In the pic above, this stamped steel piece on the right is the original.  This piece, from the driver side was in the worst shape.  The original car was upside down in a dry creek bed for 35+ years and I believe that the driver side was listed downward into the ground.  This piece was just too bad to save, so another (on the left) was fabricated to match the original exactly.  

Here's an exploded view of the new piece.  Click on the pic for a larger view.

This pic shows one of the convertible top latches.  These are currently undergoing repair in preparation for chrome plating.  They were severely pitted, but are incredibly difficult to find replacements.  I may consider casting these in the future, but for now, these will clean up and be beautiful when completed.

This pic displays all of the painted pieces (finally!) for the convertible top mechanism.  Three of the castings and one of the stamped pieces (mentioned above) had to be fabricated, but it's finally ready for paint.  More than two years was spent on disassembly, clean-up and fabrication.  Many of these pieces are like works of art and the final assembly is the most beautiful I've seen on any car.  Should be a real stunner.

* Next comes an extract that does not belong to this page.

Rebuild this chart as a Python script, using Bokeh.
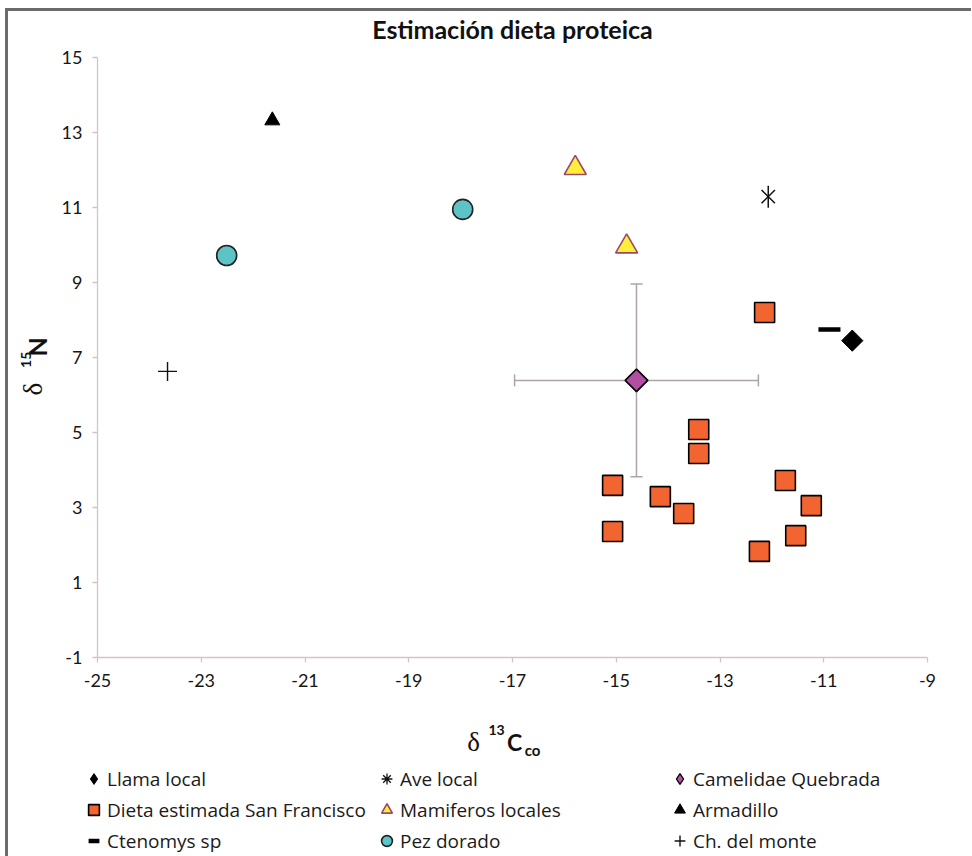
import numpy as np
from bokeh.plotting import figure
from bokeh.layouts import row, column
from bokeh.models import (ColumnDataSource, Range1d, FixedTicker, Legend, LegendItem,
                          Label, Whisker, TeeHead, Div, Spacer)
from bokeh.embed import file_html
from bokeh.resources import INLINE

# ---------------- data ----------------
llama_x = [-10.45]; llama_y = [7.45]
ave_x = [-12.07]; ave_y = [11.29]
cam_x = [-14.61]; cam_y = [6.39]; cam_xerr = [2.35]; cam_yerr = [2.57]
dieta_x = [-12.14, -13.41, -13.41, -15.07, -14.15, -13.70, -15.07, -11.74, -11.24, -11.54, -12.24]
dieta_y = [8.20, 5.08, 4.44, 3.59, 3.29, 2.84, 2.36, 3.72, 3.05, 2.25, 1.83]
mam_x = [-15.79, -14.80]; mam_y = [12.05, 9.96]
arm_x = [-21.63]; arm_y = [13.32]
cten_x = [-10.89]; cten_y = [7.75]
pez_x = [-22.51, -17.96]; pez_y = [9.72, 10.95]
ch_x = [-23.65]; ch_y = [6.63]
x_ticks = [-25, -23, -21, -19, -17, -15, -13, -11, -9]
y_ticks = [-1, 1, 3, 5, 7, 9, 11, 13, 15]
title_text = "Estimación dieta proteica"

TICK_FONT = "Lato"
LEG_FONT = "Open Sans"
YLAB_W = 48
MAIN_W = 910
FULL_W = YLAB_W + MAIN_W
TITLE_H = 34
MAIN_H = 655
BOT_H = 156
TOTAL_H = TITLE_H + MAIN_H + BOT_H
FRAME_GREY = "#6b6b6b"


def strip(w, h, x0=0):
    f = figure(width=w, height=h, x_range=Range1d(x0, x0 + w), y_range=Range1d(0, h),
               output_backend="svg", toolbar_location=None, x_axis_type=None, y_axis_type=None,
               min_border=0)
    f.outline_line_color = None
    f.grid.visible = False
    return f


def piece(fig, x, y, text, font, size, style="normal", angle=0.0):
    fig.add_layout(Label(x=x, y=y, text=text, text_font=font, text_font_size=size,
                         text_font_style=style, angle=angle, text_align="center",
                         text_baseline="middle", text_color="#111111"))


# ---------------- title strip ----------------
tt = strip(FULL_W, TITLE_H)
piece(tt, 504, 17, title_text, "Lato", "25px", "bold")

# ---------------- main plot ----------------
p = figure(width=MAIN_W, height=MAIN_H, x_range=Range1d(-25, -9), y_range=Range1d(-1, 15),
           output_backend="svg", toolbar_location=None,
           min_border_left=41, min_border_right=39, min_border_top=12, min_border_bottom=43)
p.outline_line_color = None
p.grid.visible = False

p.xaxis.ticker = FixedTicker(ticks=x_ticks)
p.yaxis.ticker = FixedTicker(ticks=y_ticks)
p.xaxis.major_label_overrides = {t: str(t) for t in x_ticks}
p.yaxis.major_label_overrides = {t: str(t) for t in y_ticks}
for ax in (p.xaxis[0], p.yaxis[0]):
    ax.axis_line_color = "#D6C4C4"
    ax.axis_line_width = 1.3
    ax.major_tick_line_color = "#D6C4C4"
    ax.major_tick_line_width = 1.3
    ax.major_tick_out = 5
    ax.major_tick_in = 0
    ax.minor_tick_line_color = None
    ax.major_label_text_font = TICK_FONT
    ax.major_label_text_font_size = "18px"
    ax.major_label_text_color = "#161616"
p.xaxis.major_label_standoff = 11
p.yaxis.major_label_standoff = 10

# error bars (Camelidae)
cam_src = ColumnDataSource(dict(
    x=cam_x, y=cam_y,
    xl=[a - e for a, e in zip(cam_x, cam_xerr)], xu=[a + e for a, e in zip(cam_x, cam_xerr)],
    yl=[a - e for a, e in zip(cam_y, cam_yerr)], yu=[a + e for a, e in zip(cam_y, cam_yerr)],
))
EB = "#ADA4A4"
for dim, base, lo, hi in (("width", "y", "xl", "xu"), ("height", "x", "yl", "yu")):
    p.add_layout(Whisker(source=cam_src, base=base, lower=lo, upper=hi, dimension=dim,
                         line_color=EB, line_width=1.5,
                         lower_head=TeeHead(size=12, line_color=EB, line_width=1.5),
                         upper_head=TeeHead(size=12, line_color=EB, line_width=1.5)))

# markers
STY = dict(
    dieta=dict(marker="square", size=20, fill_color="#F26430", line_color="black", line_width=1.6),
    pez=dict(marker="circle", size=20, fill_color="#5CC3C6", line_color="#222222", line_width=1.6),
    mam=dict(marker="triangle", size=22, fill_color="#FFEE3A", line_color="#9C4868", line_width=1.6),
    arm=dict(marker="triangle", size=15, fill_color="black", line_color="black"),
    ch=dict(marker="cross", size=19, line_color="#111111", line_width=1.4),
    cten=dict(marker="dash", size=22, line_color="black", line_width=4.5),
)
p.scatter(dieta_x, dieta_y, **STY["dieta"])
p.scatter(pez_x, pez_y, **STY["pez"])
p.scatter(mam_x, mam_y, **STY["mam"])
p.scatter(arm_x, arm_y, **STY["arm"])
p.scatter(ch_x, ch_y, **STY["ch"])
p.scatter(cten_x, cten_y, **STY["cten"])
p.scatter(ave_x, ave_y, marker="x", size=19, line_color="#111111", line_width=1.5)
p.scatter(ave_x, ave_y, marker="dash", angle=np.pi / 2, size=22, line_color="#111111", line_width=1.5)
p.scatter(cam_x, cam_y, marker="square", angle=np.pi / 4, size=16, fill_color="#B24FA2",
          line_color="black", line_width=1.6)
p.scatter(llama_x, llama_y, marker="square", angle=np.pi / 4, size=15, fill_color="black",
          line_color="black")

# ---------------- left strip: y-axis title ----------------
yl = strip(YLAB_W, MAIN_H)
piece(yl, 24, 293, "δ", "Liberation Serif", "27px", angle=np.pi / 2)
piece(yl, 17, 325, "15", "Lato", "14px", "bold", angle=np.pi / 2)
piece(yl, 28, 339, "N", "Lato", "25px", "bold", angle=np.pi / 2)

# ---------------- bottom strip: x-axis title + legend ----------------
OFF = 100  # strip x coordinate of its left edge (keeps key points outside the strip)
bt = strip(FULL_W, BOT_H, OFF)
piece(bt, OFF + 465, 115, "δ", "Liberation Serif", "27px")
piece(bt, OFF + 488, 127, "13", "Lato", "14px", "bold")
piece(bt, OFF + 506, 115, "C", "Lato", "23px", "bold")
piece(bt, OFF + 524, 107, "co", "Lato", "15px", "bold")

k_llama = bt.scatter(llama_x, llama_y, marker="diamond", size=15, fill_color="black", line_color="black")
k_ave = bt.scatter(ave_x, ave_y, marker="asterisk", size=15, line_color="#111111", line_width=1.3)
k_cam = bt.scatter(cam_x, cam_y, marker="diamond", size=15, fill_color="#B24FA2",
                   line_color="black", line_width=1.3)
k_dieta = bt.scatter(dieta_x, dieta_y, **STY["dieta"])
k_mam = bt.scatter(mam_x, mam_y, **STY["mam"])
k_arm = bt.scatter(arm_x, arm_y, **STY["arm"])
k_cten = bt.scatter(cten_x, cten_y, **STY["cten"])
k_pez = bt.scatter(pez_x, pez_y, **STY["pez"])
k_ch = bt.scatter(ch_x, ch_y, **STY["ch"])

items = [
    LegendItem(label="Llama local", renderers=[k_llama]),
    LegendItem(label="Ave local", renderers=[k_ave]),
    LegendItem(label="Camelidae Quebrada", renderers=[k_cam]),
    LegendItem(label="Dieta estimada San Francisco", renderers=[k_dieta]),
    LegendItem(label="Mamiferos locales", renderers=[k_mam]),
    LegendItem(label="Armadillo", renderers=[k_arm]),
    LegendItem(label="Ctenomys sp", renderers=[k_cten]),
    LegendItem(label="Pez dorado", renderers=[k_pez]),
    LegendItem(label="Ch. del monte", renderers=[k_ch]),
]
legend = Legend(items=items, location=(72, 2), orientation="horizontal", ncols=3,
                glyph_width=27, glyph_height=27, label_standoff=0, label_width=262,
                label_height=27, spacing=4, padding=0, margin=0,
                border_line_color=None, background_fill_alpha=0,
                label_text_font=LEG_FONT, label_text_font_size="19px",
                label_text_color="#1a1a1a")
bt.add_layout(legend)

top_bar = Div(text="", width=966, height=3, margin=0, styles={"background-color": FRAME_GREY})
left_bar = Div(text="", width=3, height=TOTAL_H, margin=0, styles={"background-color": FRAME_GREY})

layout = column(
    Spacer(height=8),
    row(Spacer(width=5), top_bar, spacing=0),
    row(Spacer(width=5), left_bar,
        column(tt, row(yl, p, spacing=0), bt, spacing=0), spacing=0),
    spacing=0,
)

open("out.html", "w").write(file_html(layout, INLINE))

The convertible top assembly, the rocker panels, the back of the rear-view mirror and a few other small parts are all silver.  Work on the rockers have commenced (blasted, straightened, primed), but still need some lead work and final finishing to prep for paint.  I'm waiting to paint all of the silver pieces at one time, so I have to wait a while longer before this top assembly can actually be assembled. It has been dry-run, of course.

The above pic represents all the "bling" that goes into the top assembly.  The two pieces on the bottom row are two painted brackets, but the next 16 pieces all get chrome-plated, which has yet to be done.  All of the curvy pieces on top with the exception of the very topmost one are stainless steel and all go on the convertible header, itself.  The very topmost piece goes below the rear curtain and houses the snap-fasteners that the boot will fasten to.

The above pic shows a sampling of some fasteners for the top assembly.  All of the fasteners that show have been fabricated from stainless steel, and will be polished to add a little more "bling".  One of the few concessions I am making away from stock, although the dimensions of all the fasteners are identical in size to the originals.  As these were all originally painted, the final assembly will be much cleaner in appearance.